Meng Xi's Notes: (Part 1) Introduction

Tan Mengxi

PureInsight | January 20, 2003

[] Kuo Shen, also known as Cunzhong Shen, was born in the ninth year of the Tiansheng Period, during the reign of Emperor Ren Zon of the Song Dynasty (1031 AD). His birthplace was Qiantang, or today's Hangzhou, in Zhejiang Province. At the age of thirty-three, he received the Jinshi degree, the highest honor of the Imperial government's official examination. He had the distinction of being a county official, the head of the national treasury, known as Sansishi, and the head of the Imperial Observatory in charge of observing the celestial phenomena and calculating the almanac. Kuo Shen was truly multi-talented and conducted research in many different fields. For example, he wrote several books to promote the development of agriculture and large-scale irrigation projects. Among these books were Five Theories of Water Banks for Paddy Fields and The Illustrated Design of Water Banks for Better Crops, where he proposed revolutionary designs for water banks for paddy fields. To help safeguard the territory of the Northern Song Dynasty, he compiled two military books know as Principles of Border Wall Construction and The Standard Battle Formations for Border Defense. In addition, Kuo Shen proposed the use of the unadulterated Gregorian calendar to replace the traditional lunar calendar based on the principles of Yin and Yang. The proposed calendar had many advantages, such as conforming to the course of celestial bodies, which facilitated agricultural planning.

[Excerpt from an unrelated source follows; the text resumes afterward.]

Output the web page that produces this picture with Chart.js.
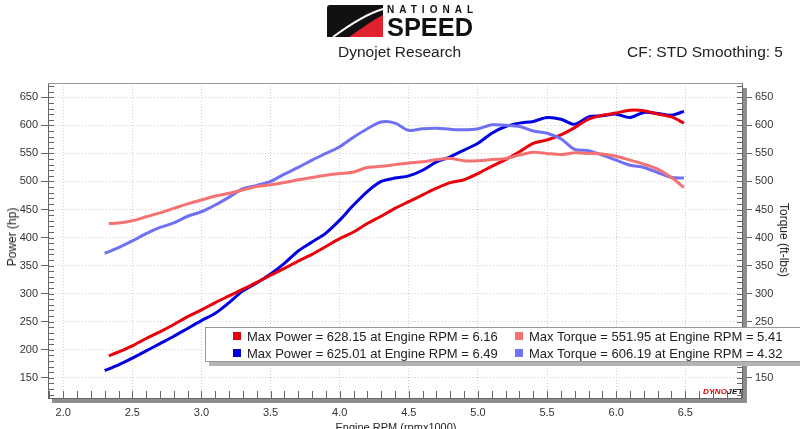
<!DOCTYPE html>
<html>
<head>
<meta charset="utf-8">
<script src="https://cdn.jsdelivr.net/npm/chart.js@4.4.1/dist/chart.umd.min.js"></script>
<style>
  body { margin: 0; background: #fff; font-family: "Liberation Sans", Arial, sans-serif; color: #222; }
  #wrap { position: relative; width: 800px; height: 429px; overflow: hidden; }
  #chart { position: absolute; left: 0; top: 0; }
  #logo { position: absolute; left: 320px; top: 0; }
  .head { position: absolute; top: 42px; font-size: 15.5px; line-height: 20px; white-space: nowrap; }
  #title { left: 338px; }
  #cf { right: 17px; }
  .axt { position: absolute; font-size: 12px; line-height: 14px; white-space: nowrap; color: #222; }
  #ytl { left: 12px; top: 237px; transform: translate(-50%, -50%) rotate(-90deg); }
  #ytr { left: 784px; top: 240px; transform: translate(-50%, -50%) rotate(90deg); }
  #xt { left: 396px; top: 420px; transform: translateX(-50%); font-size: 11px; }
  #dj { position: absolute; left: 703px; top: 387px; font-size: 8px; font-weight: bold; font-style: italic; color: #111; letter-spacing: 0.3px; }
  #dj span { color: #d00; }
  #legend { position: absolute; left: 205px; top: 327px; width: 620px; height: 33px; background: #fff;
            border: 1px solid #999; box-shadow: 4px 4px 0 #b4b4b4; font-size: 13px; }
  .li { position: absolute; white-space: nowrap; line-height: 17px; }
  .li i { position: absolute; left: -14px; top: 4px; width: 8px; height: 8px; }
</style>
</head>
<body>
<div id="wrap">
  <canvas id="chart" width="800" height="429"></canvas>
  <svg id="logo" width="160" height="40" viewBox="320 0 160 40">
    <path d="M330,5 H383 V37 H327 V8 Q327,5 330,5 Z" fill="#111"/>
    <path d="M349,37 C362,28 373,20 383,15 V37 Z" fill="#e0212e"/>
    <path d="M333,37 C348,26 366,14 383,9" fill="none" stroke="#fff" stroke-width="2"/>
    <text x="387" y="13" font-family="Liberation Sans, Arial" font-weight="bold" font-size="10" textLength="86" lengthAdjust="spacing" fill="#111">NATIONAL</text>
    <text x="387" y="36" font-family="Liberation Sans, Arial" font-weight="bold" font-size="25" textLength="86" lengthAdjust="spacingAndGlyphs" fill="#111">SPEED</text>
  </svg>
  <div class="head" id="title">Dynojet Research</div>
  <div class="head" id="cf">CF: STD Smoothing: 5</div>
  <div class="axt" id="ytl">Power (hp)</div>
  <div class="axt" id="ytr">Torque (ft-lbs)</div>
  <div class="axt" id="xt">Engine RPM (rpmx1000)</div>
  <div id="dj"><span>DYNO</span>JET</div>
  <div id="legend"></div>
</div>
<script>
// run 1 (red) and run 2 (blue), engine rpm x1000
const rpmRed = [2.33, 2.4, 2.5, 2.6, 2.7, 2.8, 2.9, 3.0, 3.1, 3.2, 3.3, 3.4, 3.5, 3.6, 3.7, 3.8, 3.9, 4.0, 4.1, 4.2, 4.3,
  4.4, 4.5, 4.6, 4.7, 4.8, 4.9, 5.0, 5.1, 5.2, 5.3, 5.4, 5.5, 5.6, 5.7, 5.8, 5.9, 6.0, 6.1, 6.2, 6.3, 6.4, 6.49];
const powerRed = [189, 196, 207, 220, 232, 245, 259, 271, 284, 296, 308, 320, 333, 345, 358, 370, 384, 398, 410, 425, 438,
  452, 464, 476, 488, 498, 503, 514, 527, 539, 553, 568, 574, 583, 596, 611, 618, 622, 627, 626, 620, 615, 604];
const torqueRed = [425, 426, 430, 437, 444, 452, 460, 467, 474, 479, 485, 491, 494, 498, 503, 507, 511, 514, 517, 525, 527,
  530, 533, 535, 539, 541, 537, 537, 539, 541, 547, 552, 550, 548, 551, 550, 549, 545, 538, 531, 522, 507, 489];

const rpmBlue = [2.3, 2.4, 2.5, 2.6, 2.7, 2.8, 2.9, 3.0, 3.1, 3.2, 3.3, 3.4, 3.5, 3.6, 3.7, 3.8, 3.9, 4.0, 4.1, 4.2, 4.3,
  4.4, 4.5, 4.6, 4.7, 4.8, 4.9, 5.0, 5.1, 5.2, 5.3, 5.4, 5.5, 5.6, 5.7, 5.8, 5.9, 6.0, 6.1, 6.2, 6.3, 6.4, 6.49];
const powerBlue = [163, 173, 185, 198, 211, 224, 238, 252, 265, 284, 305, 319, 335, 354, 376, 392, 408, 431, 458, 482, 500,
  506, 510, 520, 535, 544, 556, 568, 586, 598, 604, 607, 614, 611, 602, 615, 617, 620, 614, 623, 621, 618, 625];
const torqueBlue = [372, 382, 394, 407, 418, 426, 438, 446, 458, 472, 487, 493, 500, 513, 525, 538, 550, 562, 579, 594, 606,
  604, 591, 594, 595, 593, 592, 594, 601, 600, 598, 590, 586, 576, 557, 555, 547, 538, 529, 525, 516, 507, 506];

const xTicks = [2.0, 2.5, 3.0, 3.5, 4.0, 4.5, 5.0, 5.5, 6.0, 6.5];
const yTicks = [150, 200, 250, 300, 350, 400, 450, 500, 550, 600, 650];

const legendLabels = [
  'Max Power = 628.15 at Engine RPM = 6.16',
  'Max Torque = 551.95 at Engine RPM = 5.41',
  'Max Power = 625.01 at Engine RPM = 6.49',
  'Max Torque = 606.19 at Engine RPM = 4.32'
];
const legendColors = ['#e8000b', '#f47272', '#0000e0', '#7070f4'];

// html legend, two rows x two columns
const legend = document.getElementById('legend');
legendLabels.forEach((txt, i) => {
    const d = document.createElement('div');
    d.className = 'li';
    d.style.left = (i % 2 ? 323 : 41) + 'px';
    d.style.top = (i < 2 ? 0 : 17) + 'px';
    d.innerHTML = `<i style="background:${legendColors[i]}"></i>${txt}`;
    legend.appendChild(d);
});

const pts = (xs, ys) => xs.map((x, i) => ({ x: x, y: ys[i] }));

// small inside ticks every 0.1 rpm / 10 units, solid frame and the grey shadow bands
const frame = {
    id: 'frame',
    afterDraw(chart) {
        const { ctx, chartArea: a, scales } = chart;
        ctx.save();
        ctx.fillStyle = '#8e8e8e';
        ctx.fillRect(a.right + 1, a.top + 5, 4, a.bottom - a.top);
        ctx.fillRect(a.left + 4, a.bottom + 1, a.right - a.left + 1, 4);
        ctx.strokeStyle = '#666';
        ctx.lineWidth = 1;
        ctx.beginPath();
        for (let k = 19; k <= 69; k++) {
            const x = Math.round(scales.x.getPixelForValue(k / 10)) + 0.5;
            ctx.moveTo(x, a.bottom); ctx.lineTo(x, a.bottom - 7);
        }
        for (let v = 120; v <= 670; v += 10) {
            const y = Math.round(scales.y.getPixelForValue(v)) + 0.5;
            ctx.moveTo(a.left, y); ctx.lineTo(a.left + 6, y);
            ctx.moveTo(a.right, y); ctx.lineTo(a.right - 5, y);
        }
        ctx.moveTo(a.left + 0.5, a.top); ctx.lineTo(a.left + 0.5, a.bottom + 0.5);
        ctx.lineTo(a.right + 0.5, a.bottom + 0.5);
        ctx.stroke();
        ctx.strokeStyle = '#999';
        ctx.beginPath();
        ctx.moveTo(a.left, a.top + 0.5); ctx.lineTo(a.right + 0.5, a.top + 0.5);
        ctx.stroke();
        ctx.restore();
    }
};

Chart.defaults.font.family = '"Liberation Sans", Arial, sans-serif';
Chart.defaults.font.size = 11;
Chart.defaults.color = '#333';

const line = (data, color, axis) => ({
    data: data, borderColor: color, borderWidth: 3, pointRadius: 0,
    tension: 0.3, fill: false, yAxisID: axis
});

new Chart(document.getElementById('chart'), {
    type: 'line',
    data: {
        datasets: [
            line(pts(rpmRed, torqueRed), legendColors[1], 'y2'),
            line(pts(rpmBlue, torqueBlue), legendColors[3], 'y2'),
            line(pts(rpmRed, powerRed), legendColors[0], 'y'),
            line(pts(rpmBlue, powerBlue), legendColors[2], 'y')
        ]
    },
    options: {
        responsive: false,
        animation: false,
        devicePixelRatio: 1,
        layout: { padding: { top: 83 } },
        plugins: { legend: { display: false }, tooltip: { enabled: false } },
        scales: {
            x: {
                type: 'linear', min: 1.89, max: 6.91,
                afterBuildTicks: s => { s.ticks = xTicks.map(v => ({ value: v })); },
                afterFit: s => { s.height = 31; },
                ticks: { padding: 8, callback: v => v.toFixed(1) },
                grid: { color: '#cfcfcf', drawTicks: false },
                border: { color: '#666', width: 1, dash: [1, 2] }
            },
            y: {
                position: 'left', min: 114, max: 675.5,
                afterBuildTicks: s => { s.ticks = yTicks.map(v => ({ value: v })); },
                afterFit: s => { s.width = 48; },
                ticks: { padding: 3 },
                grid: { color: '#cfcfcf', tickColor: '#666', tickLength: 7, tickBorderDash: [] },
                border: { color: '#666', width: 1, dash: [1, 2] }
            },
            y2: {
                position: 'right', min: 114, max: 675.5,
                afterBuildTicks: s => { s.ticks = yTicks.map(v => ({ value: v })); },
                afterFit: s => { s.width = 58; },
                ticks: { padding: 3 },
                grid: { drawOnChartArea: false, tickColor: '#666', tickLength: 10 },
                border: { color: '#666', width: 1 }
            }
        }
    },
    plugins: [frame]
});
</script>
</body>
</html>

In his later years, Kuo Shen compiled, at the Villa of Meng Xi, an internationally acclaimed masterpiece, Meng Xi's Notes, which is a complete collection of scientific accomplishments and theories prior to the Song Dynasty. This work encompasses the disciplines of astronomy, mathematics, physics, geography, geology, meteorology, biology, pharmacology, archaeology, linguistics, history, literature, music, painting, finance and economics. The first edition of Meng Xi's Notes had twenty-six chapters, but was later expanded to thirty to include three chapters of "Appendix Notes," as well as a chapter of "Subsequent Notes." There are seventeen categories in this book, including ancient practices, mysteries, extraordinary phenomena, proverbs and banter, miscellaneous notes, human affairs, dialectics, music, study of the eight diagrams (ba gua) in the Book of Changes (Yi Jing), government and politics, wisdom and authority, art and language, painting and calligraphy, technical skills, use of tools and opinions regarding medicine.